Sensex dips to nearly 3-week low, down 155 pts before RBI policy
PTI
Mumbai , July 29, 2013
First Published: 09:37 IST(29/7/2013)
Last Updated: 17:10 IST(29/7/2013)

Continuing its downward march for the fourth session, the benchmark S&P BSE Sensex on Monday tumbled 155 points to end at a nearly three-week low of 19,593.28 on the eve of the RBI's monetary policy review.


The index fell on selling in FMCG, PSU, metal and realty stocks, while weak Asian cues amid mixed European openings also weighed on market sentiment.

The 30-share Sensex initially touched a high of 19,751.03 and then declined on weak Asian trends to settle at 19,593.28, a fall of 154.91 points or 0.78%. That was the lowest close since 19,294.12 on July 10.

The National Stock Exchange's Nifty index fell 54.55 points, or 0.93%, to 5,831.65. The SX40 index on the MCX-SX closed at 11,695.58, down 0.81%.

"Caution was seen ahead of RBI's monetary policy," said Nidhi Saraswat, a senior research analyst at Bonanza Portfolio Ltd. "RBI has been taking measures to curb rupee weakening against dollar and market has reacted negatively to it in last few weeks, particularly the rate-sensitive stocks being the worst hit."

Fast moving consumer goods giants ITC and Hindustan Unilever, which posted Q1 earnings last week, declined after their recent rally and together contributed almost 100 points to the Sensex fall.

HDFC Bank, Dr Reddy's Laboratories, ONGC, Bharti Airtel, Reliance Industries, SBI, Coal India, Hindalco, Bajaj Auto, Sterlite Industries, Maruti Suzuki and Tata Steel also closed with losses.

Among the 13 sectoral indices, 10 closed with losses.

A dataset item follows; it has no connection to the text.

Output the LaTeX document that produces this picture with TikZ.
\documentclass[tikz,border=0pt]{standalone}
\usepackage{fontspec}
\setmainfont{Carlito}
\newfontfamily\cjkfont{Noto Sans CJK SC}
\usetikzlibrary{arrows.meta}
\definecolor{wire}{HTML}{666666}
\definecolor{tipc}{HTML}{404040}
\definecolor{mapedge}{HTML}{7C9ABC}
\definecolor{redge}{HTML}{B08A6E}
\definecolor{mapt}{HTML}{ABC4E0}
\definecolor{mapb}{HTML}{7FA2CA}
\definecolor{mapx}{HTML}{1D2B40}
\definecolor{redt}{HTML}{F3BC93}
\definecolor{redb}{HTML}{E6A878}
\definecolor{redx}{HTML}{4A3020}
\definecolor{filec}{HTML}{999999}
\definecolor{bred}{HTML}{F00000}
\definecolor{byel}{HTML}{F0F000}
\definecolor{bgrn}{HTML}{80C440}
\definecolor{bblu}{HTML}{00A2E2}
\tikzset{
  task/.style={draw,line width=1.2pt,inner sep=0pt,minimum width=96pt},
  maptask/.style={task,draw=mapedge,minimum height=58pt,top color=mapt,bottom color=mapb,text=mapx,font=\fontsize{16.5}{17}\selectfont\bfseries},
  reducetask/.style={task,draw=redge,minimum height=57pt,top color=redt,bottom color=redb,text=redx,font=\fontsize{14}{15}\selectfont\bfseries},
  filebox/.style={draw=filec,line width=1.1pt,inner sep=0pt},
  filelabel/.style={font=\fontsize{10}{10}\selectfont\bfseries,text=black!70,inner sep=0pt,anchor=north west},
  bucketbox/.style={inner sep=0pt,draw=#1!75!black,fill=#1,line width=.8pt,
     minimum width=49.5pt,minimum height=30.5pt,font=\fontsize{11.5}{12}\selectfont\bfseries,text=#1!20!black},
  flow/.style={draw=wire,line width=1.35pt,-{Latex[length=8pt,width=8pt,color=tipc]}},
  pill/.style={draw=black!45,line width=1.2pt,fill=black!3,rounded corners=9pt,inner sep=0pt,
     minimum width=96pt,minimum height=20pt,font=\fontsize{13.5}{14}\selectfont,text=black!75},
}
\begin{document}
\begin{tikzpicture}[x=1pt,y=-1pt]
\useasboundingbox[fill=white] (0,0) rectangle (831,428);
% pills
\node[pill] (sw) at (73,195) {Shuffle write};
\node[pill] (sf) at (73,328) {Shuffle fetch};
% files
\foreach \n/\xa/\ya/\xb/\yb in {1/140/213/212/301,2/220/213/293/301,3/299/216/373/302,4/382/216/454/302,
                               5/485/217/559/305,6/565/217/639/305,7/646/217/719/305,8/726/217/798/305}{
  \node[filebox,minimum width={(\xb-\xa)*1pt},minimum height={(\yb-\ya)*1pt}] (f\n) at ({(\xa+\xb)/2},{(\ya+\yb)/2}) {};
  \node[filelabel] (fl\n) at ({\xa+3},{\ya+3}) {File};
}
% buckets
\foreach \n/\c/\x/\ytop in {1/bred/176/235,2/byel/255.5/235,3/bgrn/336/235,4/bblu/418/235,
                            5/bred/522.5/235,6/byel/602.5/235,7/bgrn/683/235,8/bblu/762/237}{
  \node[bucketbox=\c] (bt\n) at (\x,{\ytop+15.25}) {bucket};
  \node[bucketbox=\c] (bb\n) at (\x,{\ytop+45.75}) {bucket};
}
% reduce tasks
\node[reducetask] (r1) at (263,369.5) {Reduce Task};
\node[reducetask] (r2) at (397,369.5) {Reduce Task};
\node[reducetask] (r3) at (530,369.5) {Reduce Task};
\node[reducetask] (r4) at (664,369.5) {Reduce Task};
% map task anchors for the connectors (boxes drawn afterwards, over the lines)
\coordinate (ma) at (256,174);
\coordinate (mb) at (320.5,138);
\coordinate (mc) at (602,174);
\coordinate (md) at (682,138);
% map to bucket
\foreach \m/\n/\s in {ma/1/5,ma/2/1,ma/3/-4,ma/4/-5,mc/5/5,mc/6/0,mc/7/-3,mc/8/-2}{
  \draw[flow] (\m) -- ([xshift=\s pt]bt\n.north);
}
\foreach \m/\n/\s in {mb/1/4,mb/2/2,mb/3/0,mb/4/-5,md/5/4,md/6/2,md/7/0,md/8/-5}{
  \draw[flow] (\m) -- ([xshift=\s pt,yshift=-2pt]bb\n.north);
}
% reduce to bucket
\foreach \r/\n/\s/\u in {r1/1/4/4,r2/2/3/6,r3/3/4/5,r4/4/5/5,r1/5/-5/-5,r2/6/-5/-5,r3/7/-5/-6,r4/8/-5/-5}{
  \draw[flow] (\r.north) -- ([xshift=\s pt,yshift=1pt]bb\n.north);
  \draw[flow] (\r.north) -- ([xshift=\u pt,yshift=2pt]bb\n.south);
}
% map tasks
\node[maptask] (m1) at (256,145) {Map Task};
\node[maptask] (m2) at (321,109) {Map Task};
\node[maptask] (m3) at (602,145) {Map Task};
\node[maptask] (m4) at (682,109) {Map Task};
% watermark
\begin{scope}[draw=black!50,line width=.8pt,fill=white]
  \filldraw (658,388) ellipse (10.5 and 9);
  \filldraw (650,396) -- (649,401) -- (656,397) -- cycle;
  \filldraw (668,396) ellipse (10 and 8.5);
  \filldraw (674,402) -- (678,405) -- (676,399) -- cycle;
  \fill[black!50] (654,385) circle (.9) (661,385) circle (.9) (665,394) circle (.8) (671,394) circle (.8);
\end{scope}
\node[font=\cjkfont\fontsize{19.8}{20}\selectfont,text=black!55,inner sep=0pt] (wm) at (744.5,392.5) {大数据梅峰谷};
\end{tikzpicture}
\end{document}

The BSE-IT index was the top gainer after Wipro climbed 6.71% on better-than-expected Q1 results declared late on Friday and its upbeat revenue guidance for the second quarter.

The RBI's First Quarter Review of Monetary Policy is scheduled on Tuesday. Besides, the US Federal Reserve's two-day meet on July 30 and 31 on policy led operators and investors to tread cautiously.